In business one of the most important things you can do is to build and nurture relationships with people that you can help and people who can help you. The best types of relationships are symbiotic and the worst kinds are parasitic or mutually self-destructive.
For some reason, being able to decipher the nature of a relationship very quickly is a skill that I happen to possess. I can observe the way people interact with each other and establish in short order what underpins their relationship and whether or not it is healthy for either party.
This really comes in handy at times and has kept me out of more messes than I care to even think about. Just last week I met with some clients at work, and the two guys were very cordial to each other, but I could sense from the way the body language, how they interacted with each other and with me that something wasn’t right. I could see they were rivals. Sure enough, I spoke to the Account Manager working on that client and he described their relationship as a “full on civil war” despite all of their niceties and well-mannered banter.
Having that ability to read those signals quickly allowed me to walk out of the room without having offended either party and remaining as “Switzerland” in their eyes which is what was in my best interest.
While you may never need to be able to read people and situations to that level in your day-to-day business or personal life, you should regularly be evaluating the nature of the relationships you have with other people when it comes to your business. I would also add that having walked through this exercise with a few coaching students in the past, they always leave the discussion reasonably enlightened and sometimes even troubled by what we work out.
I’m going to share a few insights with you from my business relationship with Udemy and go through the various ways of looking at it.
Our relationship is what I would refer to as loosely symbiotic in nature. I produce content that they publish in their marketplace non-exclusively and they gently promote it at times to a portion of their customer base that they think might be interested.
It’s really as simple as that.
However, there are some common misconceptions that could arise when you don’t look at it objectively.
You could easily make the case that we have a parasitic relationship and who the parasite is, depends on your point of view.
One could argue that they make nothing and are just a middleman leeching off me, the poor, undervalued content creator. That ignores the fact that they have built the marketplace, they have a massive audience and they spend a considerable amount of money buying traffic to push at people’s courses.
The other side of that argument is that I’m a parasite syphoning money out of them while they do all the work driving traffic, managing the back-end transactions and providing the infrastructure. That position ignores the fact that I provide them with the product to sell on terms that they’ve set.
With that, we can safely dismiss the idea that the relationship is parasitic.
Some instructors consider their relationship with Udemy to be a genuine “partnership”. I don’t subscribe to this idea at all for several reasons.
When I think of partnerships in a business context, I tend to think of companies or people coming together and working towards building something greater than the sum of its parts that bother parties ultimately have a stake in. There is a clear, mutually beneficial path that each party is committed to taking.
That’s not the situation I have with Udemy. That’s not either of our faults or to be honest, I don’t even see that as a bad thing.

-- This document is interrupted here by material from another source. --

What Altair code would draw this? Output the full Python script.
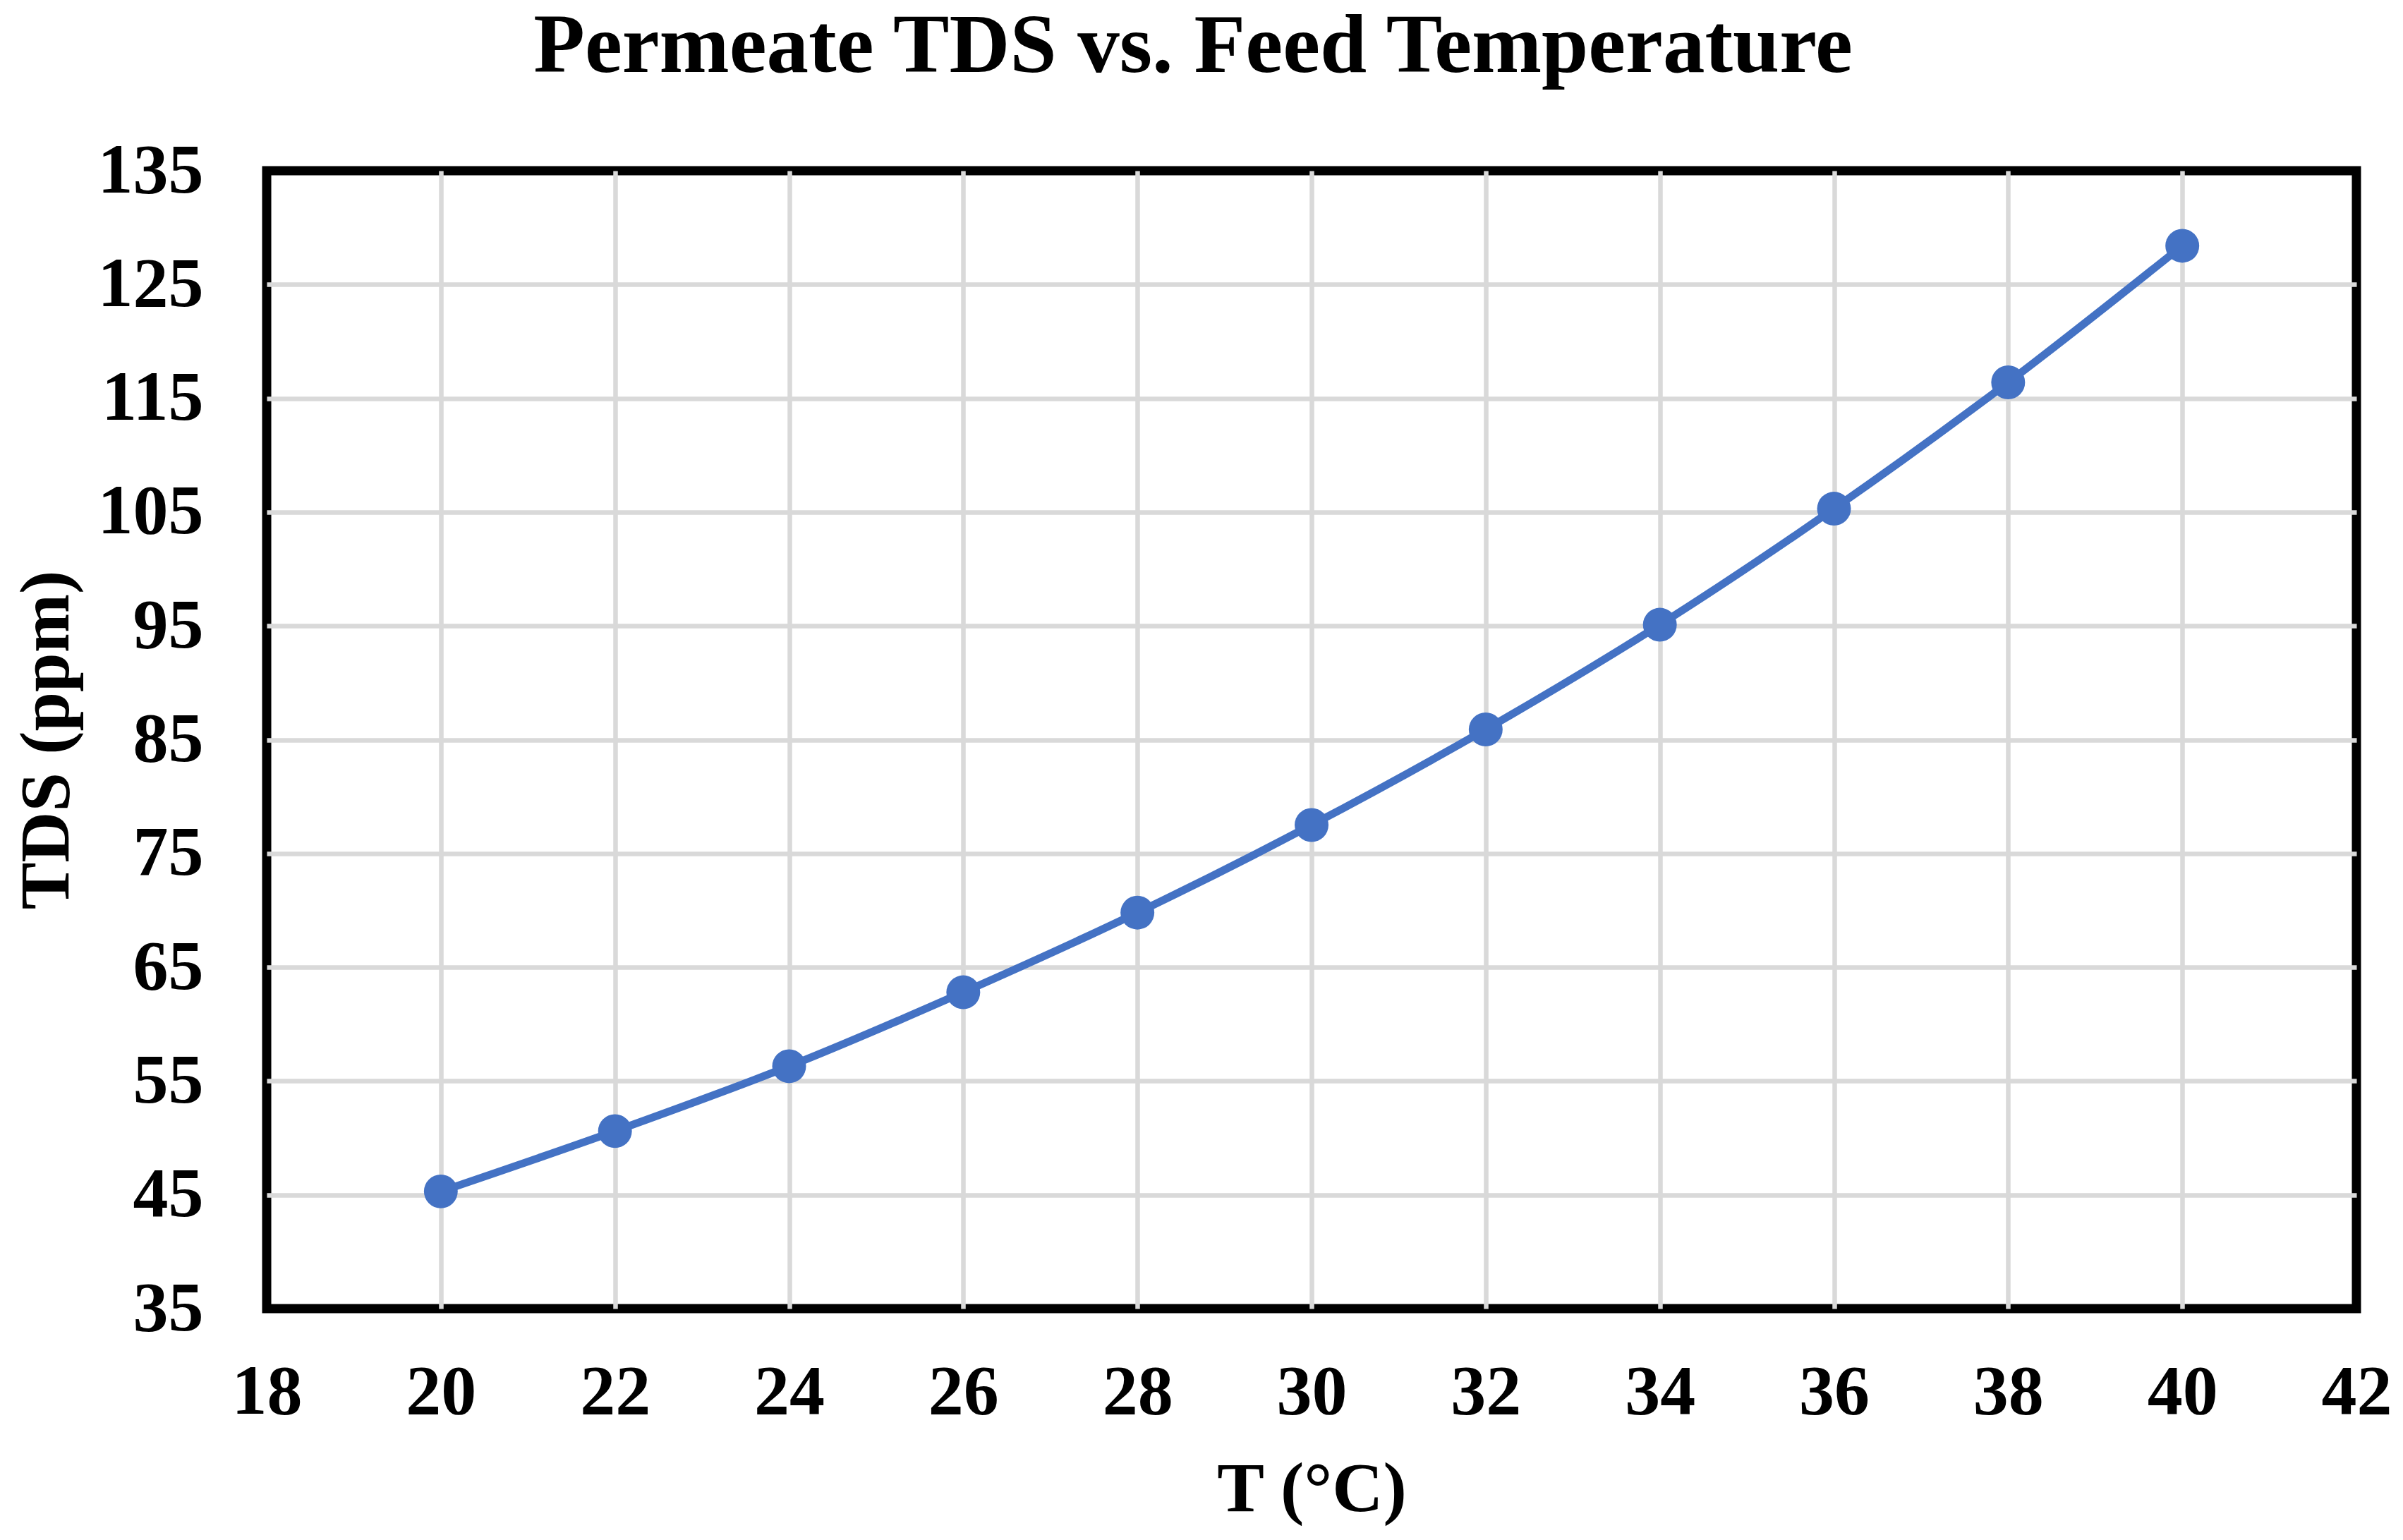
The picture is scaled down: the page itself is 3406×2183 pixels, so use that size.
import altair as alt
import pandas as pd

# ---- data ----
temps = [20, 22, 24, 26, 28, 30, 32, 34, 36, 38, 40]
tds = [45.3, 50.6, 56.3, 62.8, 69.8, 77.5, 85.9, 95.1, 105.3, 116.4, 128.4]
x_ticks = [18, 20, 22, 24, 26, 28, 30, 32, 34, 36, 38, 40, 42]
y_ticks = [35, 45, 55, 65, 75, 85, 95, 105, 115, 125, 135]

df = pd.DataFrame({"T": temps, "TDS": tds})

W, H = 2962, 1613
FONT = "Liberation Serif"
BLUE = "#4472C4"
GRID = "#D9D9D9"

x_enc = alt.X(
    "T:Q",
    scale=alt.Scale(domain=[18, 42], nice=False, zero=False),
    axis=alt.Axis(
        values=x_ticks,
        title="T (°C)",
        grid=True,
        gridColor=GRID,
        gridWidth=6.5,
        gridOpacity=alt.condition("datum.value <= 18 || datum.value >= 42", alt.value(0), alt.value(1)),
        domain=False,
        ticks=False,
        tickSize=0,
        labelPadding=69,
        labelFontSize=100,
        labelFont=FONT,
        labelFontWeight="bold",
        labelColor="black",
        labelFlush=False,
        labelOverlap=False,
        titleFontSize=100,
        titleFont=FONT,
        titleFontWeight="bold",
        titleColor="black",
        titleBaseline="alphabetic",
        titleAlign="center",
        titleX=W / 2,
        titleY=286,
    ),
)

y_enc = alt.Y(
    "TDS:Q",
    scale=alt.Scale(domain=[35, 135], nice=False, zero=False),
    axis=alt.Axis(
        values=y_ticks,
        title="TDS (ppm)",
        grid=True,
        gridColor=GRID,
        gridWidth=6.5,
        gridOpacity=alt.condition("datum.value <= 35 || datum.value >= 135", alt.value(0), alt.value(1)),
        domain=False,
        ticks=False,
        tickSize=0,
        labelPadding=90,
        labelFontSize=100,
        labelFont=FONT,
        labelFontWeight="bold",
        labelColor="black",
        labelFlush=False,
        labelOverlap=False,
        titleFontSize=100,
        titleFont=FONT,
        titleFontWeight="bold",
        titleColor="black",
        titleBaseline="alphabetic",
        titleAlign="center",
        titleX=-282,
        titleY=H / 2,
    ),
)

base = alt.Chart(df).encode(x=x_enc, y=y_enc)

line = base.mark_line(color=BLUE, strokeWidth=11, interpolate="catmull-rom")
points = base.mark_circle(color=BLUE, size=2300, opacity=1)

chart = (
    alt.layer(line, points)
    .properties(
        width=W,
        height=H,
        title=alt.Title(
            "Permeate TDS vs. Feed Temperature",
            fontSize=119,
            font=FONT,
            fontWeight="bold",
            color="black",
            baseline="alphabetic",
            offset=0,
            dx=-168,
            dy=29,
            anchor="middle",
            frame="group",
        ),
        padding={"left": 370, "top": 234, "right": 50, "bottom": 318},
        autosize=alt.AutoSizeParams(type="none"),
        background="white",
    )
    .configure_view(stroke="black", strokeWidth=13)
)

chart.save("out.html", embed_options={"renderer": "svg", "actions": False})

I have absolutely no stake in Udemy as an entity – they have raised over $100m in venture capital in the last two years and are driving their own agenda to maximise the return on investment for their shareholders. To be fair, that’s their legal, moral and ethical duty.
As a result of this, they may on occasion take decisions that help them and hurt me – there’s no malice in it, they just make business decisions to achieve their own ends. And that right there clearly articulates that what we have isn’t a true partnership.
The inverse is true as well. I have pulled back considerably over the last year on my content creation for Udemy because I couldn’t control what they were going to do with the marketplace. Some changes they made last June were a big part of the impetus for creating Casual Marketer – I realised that I was dedicating too much energy and effort building their platform and not building one for myself.
Basically, we have a healthy symbiosis. They offer me a place to share and sell some of my content to a much bigger audience than what I normally have access to. From their perspective, we’re not exclusive, so if someone else creates better content or converts better, they can promote those people even if it means they promote me less.
Essentially, we work together in a way that suits both mine and Udemy’s best interests. We have a commission-based sales relationship where they can offer my content to their customers effectively on consignment. It’s really not very complex.
You need to really think about the type of relationships that you have and are forming with people in your business. It’s important to take a step back and view those relationships through the lens of the other party and not only through your own eyes. You want to understand the pros and cons of each relationship you create or are thinking about not just from your perspective but also from theirs.
When you can successfully do that, it makes everything about dealing with that party so much easier. Having thought through the other party’s position, you often have the ability to position your relationship with them in a way that enhances the value to both of you.
I take the time every few months to do a “relationship audit” and look at my customers, suppliers and people I do business with in general. I work out where we’re at, what I could do to improve the relationship for both of us and sometimes I even pause to give thought to whether that’s a relationship I want to continue pursuing.
I think if you took the time and did this type of honest review of the people and businesses you work with, you could find yourself having an easier existence while improving your bottom line by being more valuable to your clients, weeding out people that are dragging your down and expanding your efforts with people who make you better.
It’s a great business hygiene strategy and it’s something I highly recommend you try when you have some time.